• _Required work_:
Return a copy of each line that holds the string "this".

(Stored data entries)
—————

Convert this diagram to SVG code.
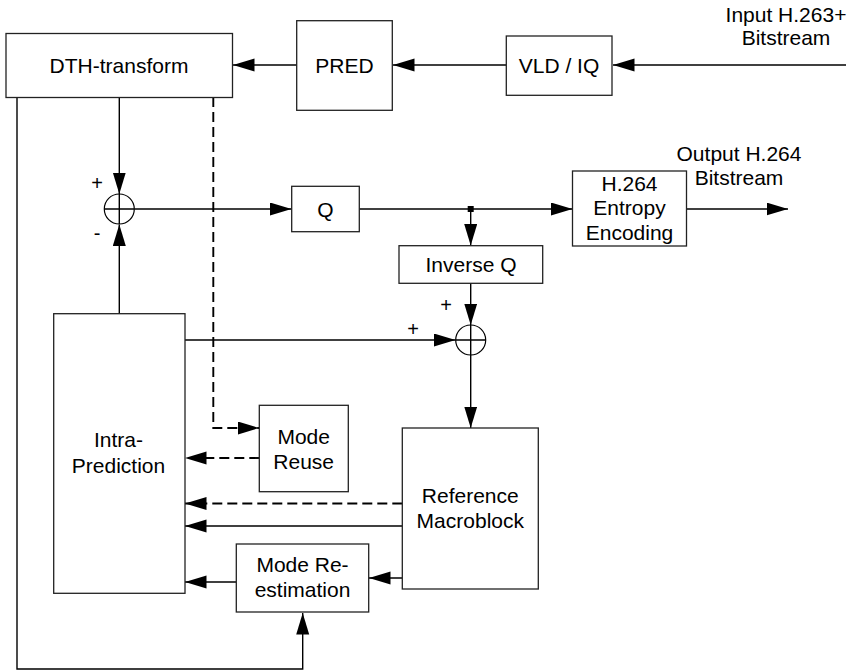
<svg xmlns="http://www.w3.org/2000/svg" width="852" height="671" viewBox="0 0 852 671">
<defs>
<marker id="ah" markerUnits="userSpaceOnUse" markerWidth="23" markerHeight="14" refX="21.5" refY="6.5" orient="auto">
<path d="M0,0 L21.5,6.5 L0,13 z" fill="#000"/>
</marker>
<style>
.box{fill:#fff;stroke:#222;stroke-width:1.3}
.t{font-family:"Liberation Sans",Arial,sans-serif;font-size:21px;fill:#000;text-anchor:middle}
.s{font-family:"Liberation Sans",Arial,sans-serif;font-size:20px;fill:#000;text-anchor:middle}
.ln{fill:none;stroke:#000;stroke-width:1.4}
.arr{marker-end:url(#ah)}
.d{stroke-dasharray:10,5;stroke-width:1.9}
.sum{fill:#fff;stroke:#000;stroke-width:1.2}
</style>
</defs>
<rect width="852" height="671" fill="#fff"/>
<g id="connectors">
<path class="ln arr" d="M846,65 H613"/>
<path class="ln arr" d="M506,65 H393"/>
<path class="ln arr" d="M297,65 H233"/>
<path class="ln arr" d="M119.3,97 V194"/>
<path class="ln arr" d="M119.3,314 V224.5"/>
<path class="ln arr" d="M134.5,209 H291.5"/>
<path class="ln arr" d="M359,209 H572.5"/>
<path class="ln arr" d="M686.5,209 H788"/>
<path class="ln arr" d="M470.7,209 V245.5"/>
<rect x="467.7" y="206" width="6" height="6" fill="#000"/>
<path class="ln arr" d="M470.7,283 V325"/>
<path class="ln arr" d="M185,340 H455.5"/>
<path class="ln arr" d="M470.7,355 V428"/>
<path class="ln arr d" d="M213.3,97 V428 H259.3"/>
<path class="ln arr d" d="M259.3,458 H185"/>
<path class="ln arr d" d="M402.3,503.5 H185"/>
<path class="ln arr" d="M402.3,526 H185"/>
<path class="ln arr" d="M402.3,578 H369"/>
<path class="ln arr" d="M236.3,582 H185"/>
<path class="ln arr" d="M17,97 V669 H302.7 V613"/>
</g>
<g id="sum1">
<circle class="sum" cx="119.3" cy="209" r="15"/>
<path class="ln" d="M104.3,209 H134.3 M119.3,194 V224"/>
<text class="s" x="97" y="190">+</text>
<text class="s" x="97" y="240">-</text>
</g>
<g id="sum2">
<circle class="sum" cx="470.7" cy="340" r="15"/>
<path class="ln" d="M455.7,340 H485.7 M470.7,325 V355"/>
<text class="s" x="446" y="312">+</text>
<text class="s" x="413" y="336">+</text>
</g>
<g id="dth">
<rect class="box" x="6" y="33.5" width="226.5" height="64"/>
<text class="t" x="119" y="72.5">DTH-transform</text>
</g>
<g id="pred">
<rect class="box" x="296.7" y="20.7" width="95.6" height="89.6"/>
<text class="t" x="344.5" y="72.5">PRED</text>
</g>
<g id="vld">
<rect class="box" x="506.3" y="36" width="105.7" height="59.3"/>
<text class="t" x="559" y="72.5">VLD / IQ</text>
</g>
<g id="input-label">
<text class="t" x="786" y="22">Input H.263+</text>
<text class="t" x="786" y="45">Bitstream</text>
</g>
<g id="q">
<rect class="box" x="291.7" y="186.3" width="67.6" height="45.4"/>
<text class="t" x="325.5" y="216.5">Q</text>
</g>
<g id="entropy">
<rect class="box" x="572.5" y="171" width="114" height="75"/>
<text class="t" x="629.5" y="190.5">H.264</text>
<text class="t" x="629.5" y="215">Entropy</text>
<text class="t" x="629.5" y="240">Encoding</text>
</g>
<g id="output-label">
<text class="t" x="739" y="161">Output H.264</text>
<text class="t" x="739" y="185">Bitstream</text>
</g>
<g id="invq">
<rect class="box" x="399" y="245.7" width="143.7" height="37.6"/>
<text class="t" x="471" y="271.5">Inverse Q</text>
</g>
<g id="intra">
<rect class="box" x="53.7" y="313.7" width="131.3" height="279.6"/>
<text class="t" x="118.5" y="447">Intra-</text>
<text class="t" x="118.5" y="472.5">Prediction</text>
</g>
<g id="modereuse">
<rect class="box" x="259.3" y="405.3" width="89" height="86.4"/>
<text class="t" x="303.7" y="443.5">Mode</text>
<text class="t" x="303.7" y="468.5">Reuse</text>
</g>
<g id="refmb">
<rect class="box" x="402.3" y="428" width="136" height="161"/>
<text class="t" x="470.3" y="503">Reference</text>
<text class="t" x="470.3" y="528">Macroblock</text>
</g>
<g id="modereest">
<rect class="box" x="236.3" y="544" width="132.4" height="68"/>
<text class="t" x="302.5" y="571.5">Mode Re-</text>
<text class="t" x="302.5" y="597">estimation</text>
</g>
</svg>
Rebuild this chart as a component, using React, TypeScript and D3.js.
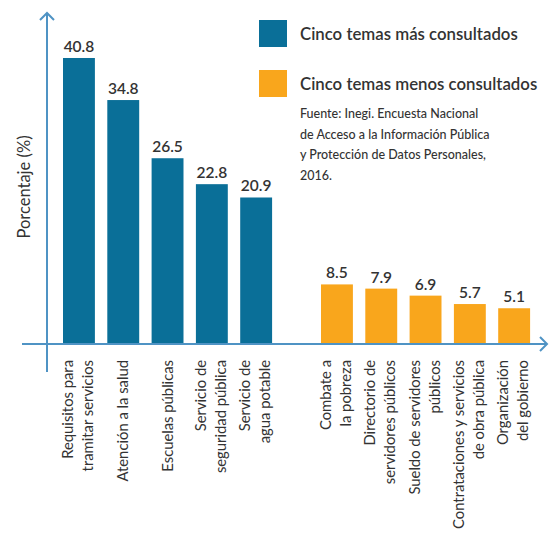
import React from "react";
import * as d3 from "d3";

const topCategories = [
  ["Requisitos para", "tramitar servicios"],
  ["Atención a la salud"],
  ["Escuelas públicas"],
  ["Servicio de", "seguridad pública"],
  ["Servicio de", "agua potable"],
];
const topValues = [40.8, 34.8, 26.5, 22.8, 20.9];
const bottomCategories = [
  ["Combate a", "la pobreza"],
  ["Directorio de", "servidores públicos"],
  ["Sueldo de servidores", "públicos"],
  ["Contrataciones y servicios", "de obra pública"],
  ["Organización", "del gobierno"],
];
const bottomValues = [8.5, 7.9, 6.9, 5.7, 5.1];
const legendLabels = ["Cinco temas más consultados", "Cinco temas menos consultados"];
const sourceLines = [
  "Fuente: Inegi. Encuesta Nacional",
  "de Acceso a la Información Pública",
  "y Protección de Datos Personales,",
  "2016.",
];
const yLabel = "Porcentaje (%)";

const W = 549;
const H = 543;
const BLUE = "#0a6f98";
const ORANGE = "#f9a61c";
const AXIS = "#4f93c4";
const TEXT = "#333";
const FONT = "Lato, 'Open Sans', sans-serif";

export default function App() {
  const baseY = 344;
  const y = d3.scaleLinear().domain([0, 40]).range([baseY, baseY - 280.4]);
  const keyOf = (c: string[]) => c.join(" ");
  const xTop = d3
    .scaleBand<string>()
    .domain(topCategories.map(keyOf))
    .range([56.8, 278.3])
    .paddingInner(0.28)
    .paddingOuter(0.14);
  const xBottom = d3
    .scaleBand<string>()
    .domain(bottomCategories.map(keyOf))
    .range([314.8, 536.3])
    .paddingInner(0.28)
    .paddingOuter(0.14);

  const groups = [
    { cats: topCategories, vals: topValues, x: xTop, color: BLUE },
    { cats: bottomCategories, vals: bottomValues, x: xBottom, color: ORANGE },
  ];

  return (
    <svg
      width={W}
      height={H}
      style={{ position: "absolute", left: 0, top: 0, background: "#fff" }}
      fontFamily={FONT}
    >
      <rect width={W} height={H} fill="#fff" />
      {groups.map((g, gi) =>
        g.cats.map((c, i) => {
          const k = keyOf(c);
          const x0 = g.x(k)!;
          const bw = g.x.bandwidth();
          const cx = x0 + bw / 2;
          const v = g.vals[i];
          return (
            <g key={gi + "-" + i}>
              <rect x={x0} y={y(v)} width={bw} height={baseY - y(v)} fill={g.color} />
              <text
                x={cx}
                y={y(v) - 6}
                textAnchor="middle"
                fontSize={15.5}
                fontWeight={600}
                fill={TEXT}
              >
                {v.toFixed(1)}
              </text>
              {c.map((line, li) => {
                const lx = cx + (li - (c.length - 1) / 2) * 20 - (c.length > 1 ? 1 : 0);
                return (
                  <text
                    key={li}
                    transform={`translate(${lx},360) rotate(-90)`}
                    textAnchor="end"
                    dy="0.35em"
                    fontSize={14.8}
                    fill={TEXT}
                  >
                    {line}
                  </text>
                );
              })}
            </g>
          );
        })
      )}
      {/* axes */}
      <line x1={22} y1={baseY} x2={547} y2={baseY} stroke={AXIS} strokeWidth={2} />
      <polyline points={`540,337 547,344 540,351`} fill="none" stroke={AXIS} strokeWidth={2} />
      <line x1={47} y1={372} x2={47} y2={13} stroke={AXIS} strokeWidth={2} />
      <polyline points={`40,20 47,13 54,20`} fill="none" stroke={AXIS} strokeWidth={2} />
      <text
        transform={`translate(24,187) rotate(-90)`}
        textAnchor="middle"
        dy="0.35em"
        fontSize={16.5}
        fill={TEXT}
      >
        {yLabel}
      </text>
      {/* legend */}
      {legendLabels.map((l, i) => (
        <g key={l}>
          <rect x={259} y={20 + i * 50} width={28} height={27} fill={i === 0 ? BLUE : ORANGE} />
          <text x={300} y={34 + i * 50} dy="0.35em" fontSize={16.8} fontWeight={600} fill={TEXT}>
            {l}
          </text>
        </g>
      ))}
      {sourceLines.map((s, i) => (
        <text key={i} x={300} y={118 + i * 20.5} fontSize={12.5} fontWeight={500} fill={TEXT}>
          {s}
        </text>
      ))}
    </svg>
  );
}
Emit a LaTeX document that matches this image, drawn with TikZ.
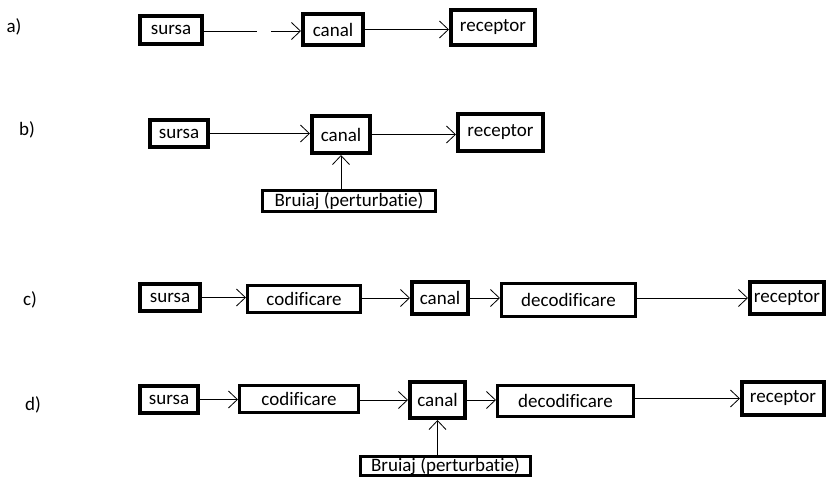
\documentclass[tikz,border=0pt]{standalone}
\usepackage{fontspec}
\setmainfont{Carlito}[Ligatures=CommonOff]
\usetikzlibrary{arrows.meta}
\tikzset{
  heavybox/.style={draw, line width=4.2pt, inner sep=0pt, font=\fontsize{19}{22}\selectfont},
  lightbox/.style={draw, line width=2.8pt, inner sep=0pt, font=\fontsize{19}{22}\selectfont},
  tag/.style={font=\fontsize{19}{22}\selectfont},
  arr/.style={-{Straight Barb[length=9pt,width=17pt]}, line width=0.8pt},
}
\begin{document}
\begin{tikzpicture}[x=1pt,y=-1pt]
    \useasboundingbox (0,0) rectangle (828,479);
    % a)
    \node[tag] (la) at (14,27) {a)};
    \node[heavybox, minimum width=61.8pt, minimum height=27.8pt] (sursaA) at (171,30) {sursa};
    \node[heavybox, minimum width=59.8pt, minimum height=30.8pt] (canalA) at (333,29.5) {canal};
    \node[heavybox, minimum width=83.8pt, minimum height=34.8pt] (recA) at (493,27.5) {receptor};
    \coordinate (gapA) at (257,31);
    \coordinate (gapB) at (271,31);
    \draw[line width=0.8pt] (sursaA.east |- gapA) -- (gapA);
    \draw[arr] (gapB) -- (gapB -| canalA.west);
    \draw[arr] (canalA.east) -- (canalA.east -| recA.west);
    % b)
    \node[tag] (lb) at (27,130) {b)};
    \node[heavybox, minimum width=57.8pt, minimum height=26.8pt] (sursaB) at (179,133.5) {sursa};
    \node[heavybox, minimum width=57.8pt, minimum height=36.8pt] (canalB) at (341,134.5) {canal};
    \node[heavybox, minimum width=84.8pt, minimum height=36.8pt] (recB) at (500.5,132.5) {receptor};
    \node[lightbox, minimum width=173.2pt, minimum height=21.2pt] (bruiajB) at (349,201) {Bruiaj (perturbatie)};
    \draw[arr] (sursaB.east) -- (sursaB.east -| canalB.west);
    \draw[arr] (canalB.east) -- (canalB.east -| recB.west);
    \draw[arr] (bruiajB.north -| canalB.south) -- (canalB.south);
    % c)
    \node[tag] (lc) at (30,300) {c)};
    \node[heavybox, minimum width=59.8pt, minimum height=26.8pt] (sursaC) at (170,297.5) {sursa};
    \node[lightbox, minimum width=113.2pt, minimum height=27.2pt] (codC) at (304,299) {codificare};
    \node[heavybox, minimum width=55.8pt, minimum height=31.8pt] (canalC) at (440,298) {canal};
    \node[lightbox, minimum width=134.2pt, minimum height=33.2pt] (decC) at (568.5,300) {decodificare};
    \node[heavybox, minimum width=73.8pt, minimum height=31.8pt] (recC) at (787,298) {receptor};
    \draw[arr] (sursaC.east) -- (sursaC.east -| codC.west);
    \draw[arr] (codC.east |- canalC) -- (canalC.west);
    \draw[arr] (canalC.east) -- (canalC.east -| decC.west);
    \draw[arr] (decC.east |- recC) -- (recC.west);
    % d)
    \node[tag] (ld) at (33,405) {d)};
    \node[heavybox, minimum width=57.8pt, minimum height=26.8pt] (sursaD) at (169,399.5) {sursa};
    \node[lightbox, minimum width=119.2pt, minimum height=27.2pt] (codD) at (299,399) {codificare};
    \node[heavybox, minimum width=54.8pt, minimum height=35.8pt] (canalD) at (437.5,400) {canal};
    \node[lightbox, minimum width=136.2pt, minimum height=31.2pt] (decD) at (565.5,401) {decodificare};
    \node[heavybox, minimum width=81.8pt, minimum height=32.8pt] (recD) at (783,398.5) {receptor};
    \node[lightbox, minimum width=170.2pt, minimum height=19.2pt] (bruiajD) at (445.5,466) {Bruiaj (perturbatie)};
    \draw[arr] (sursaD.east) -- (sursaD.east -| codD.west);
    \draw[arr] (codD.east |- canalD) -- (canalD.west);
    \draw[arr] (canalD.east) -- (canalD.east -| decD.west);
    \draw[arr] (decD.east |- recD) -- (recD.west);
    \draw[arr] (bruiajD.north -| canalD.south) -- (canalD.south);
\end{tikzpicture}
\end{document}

—————

• _Output of the exercise_:
Convert this diagram to SVG code.
Rebuild this chart as a component, using React, TypeScript and D3.js.
Emit a LaTeX document that matches this image, drawn with TikZ.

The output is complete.